When over the flowery, sharp pasture's
edge, unseen, the salt ocean

lifts its form—chicory and daisies
tied, released, seem hardly flowers alone

but color and the movement—or the shape
perhaps—of restlessness, whereas

the sea is circled and sways
peacefully upon its plantlike stem

And then, seemingly quite different but just as classic an instance of early modern condensation, “so much depends” (“The Red Wheelbarrow”):

so much depends
upon

a red wheel
barrow

glazed with rain
water

beside the white
chickens.


Charles Bernstein and Bob Perelman (Grenier once taught the latter poet at Berkeley, by the way) joined Al Filreis to speak with Robert Grenier about why and how he is always in the act of remembering these poems – or, as he puts it near the start of our talk, how the poems are remembering him. “Those words return,” says Grenier.

Al asks Bob P. and Charles to comment on the poetic relationship(s) between Grenier and Williams. Bob P. remembers Bob G. on Williams as fundamentally as Bob G. remembers his WCW. Grenier has always dwelled on the short vowel sounds emanating outward from “chickens.” It’s about farming and the social aesthetic and other big topics, but it’s also, says Bob P., about the patterning of words’ sounds. This was what Grenier had already taught us, years ago.

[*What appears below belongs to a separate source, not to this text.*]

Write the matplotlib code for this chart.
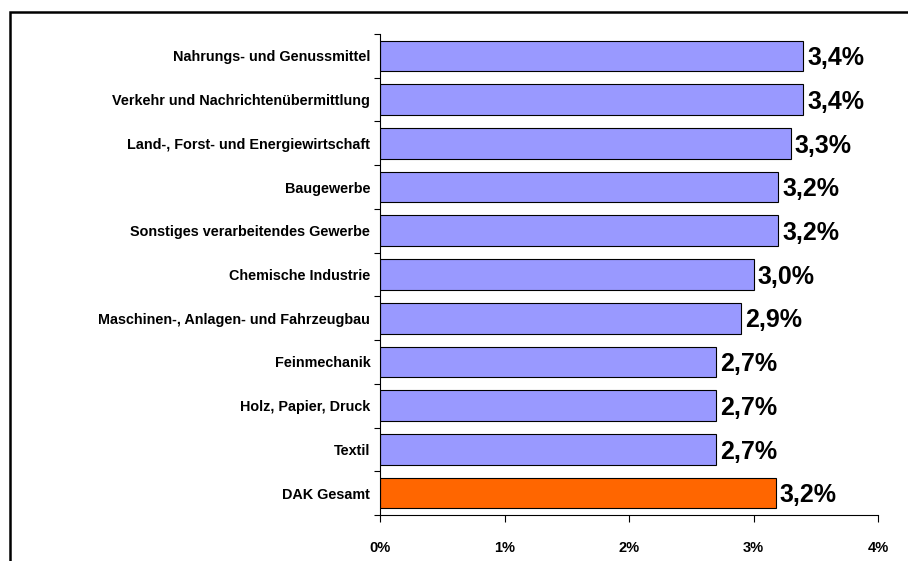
import matplotlib
matplotlib.use("Agg")
import matplotlib.pyplot as plt
from matplotlib.patches import Rectangle
from matplotlib.ticker import FixedLocator

plt.rcParams['font.family'] = ['Liberation Sans', 'DejaVu Sans']

categories = ["Nahrungs- und Genussmittel",
              "Verkehr und Nachrichtenübermittlung",
              "Land-, Forst- und Energiewirtschaft",
              "Baugewerbe",
              "Sonstiges verarbeitendes Gewerbe",
              "Chemische Industrie",
              "Maschinen-, Anlagen- und Fahrzeugbau",
              "Feinmechanik",
              "Holz, Papier, Druck",
              "Textil",
              "DAK Gesamt"]
values = [3.4, 3.4, 3.3, 3.2, 3.2, 3.0, 2.9, 2.7, 2.7, 2.7, 3.18]
value_labels = ["3,4%", "3,4%", "3,3%", "3,2%", "3,2%", "3,0%",
                "2,9%", "2,7%", "2,7%", "2,7%", "3,2%"]
xticks = [0, 1, 2, 3, 4]
xtick_labels = ["0%", "1%", "2%", "3%", "4%"]

colors = ["#9999FF"] * (len(categories) - 1) + ["#FF6600"]

fig = plt.figure(figsize=(9.08, 5.61), dpi=100)
ax = fig.add_axes([380 / 908, 1 - 515 / 561, 498 / 908, 481 / 561])

n = len(categories)
ypos = list(range(n - 1, -1, -1))
ax.barh(ypos, values, height=0.7, color=colors, edgecolor="black", linewidth=0.8)

for y, v, lab in zip(ypos, values, value_labels):
    ax.text(v + 0.03, y - 0.05, lab, va="center", ha="left",
            fontsize=18, fontweight="bold")

ax.set_xlim(0, 4)
ax.set_ylim(-0.5, n - 0.5)
ax.set_xticks(xticks)
ax.set_xticklabels(xtick_labels, fontsize=10.5, fontweight="bold")
ax.set_yticks(ypos)
ax.set_yticklabels(categories, fontsize=10.4, fontweight="bold")
ax.tick_params(axis="y", which="major", length=0, pad=7)
ax.yaxis.set_minor_locator(FixedLocator([i - 0.5 for i in range(n + 1)]))
ax.tick_params(axis="y", which="minor", length=4, width=0.8, direction="out")
ax.tick_params(axis="x", length=5, width=0.8, direction="out", pad=14)

for s in ["top", "right"]:
    ax.spines[s].set_visible(False)
for s in ["left", "bottom"]:
    ax.spines[s].set_linewidth(0.8)

fig.patches.append(Rectangle((10 / 908, -0.05), 1.0, 1 - 12 / 561 + 0.05,
                             transform=fig.transFigure, fill=False,
                             edgecolor="black", linewidth=1.8))

fig.savefig("out.png", dpi=100)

The group, prompted by Al, discusses the autotelism of “Flowers by the Sea,” and, for Charles, both poems have a “specific autonomy.” When Charles admiringly isolates the line “edge, unseen, the salt ocean,” he is put in mind of a Larry Eigner and of a possible lineage running through WCW to Eigner. He is implying there a place for Robert Grenier in that line, of course, since Grenier, at the time this session was recorded, was just then anticipating the publication of his four-volume edition of Eigner’s poems.

We discuss what WCW meant when he said of the more famous of our two poems that it was “the same as a thing of beauty.” The red wheelbarrow as locating a rewriting of Keats’ “Endymion”! “It an injunction,” says Grenier, “to pay attention to something because of its moral value. And it directs you to what is in the fact an image, in itself, as an image…. Words being composed as letters, as a composition of successive shapes. It only happens because of the conjured quality of the form.”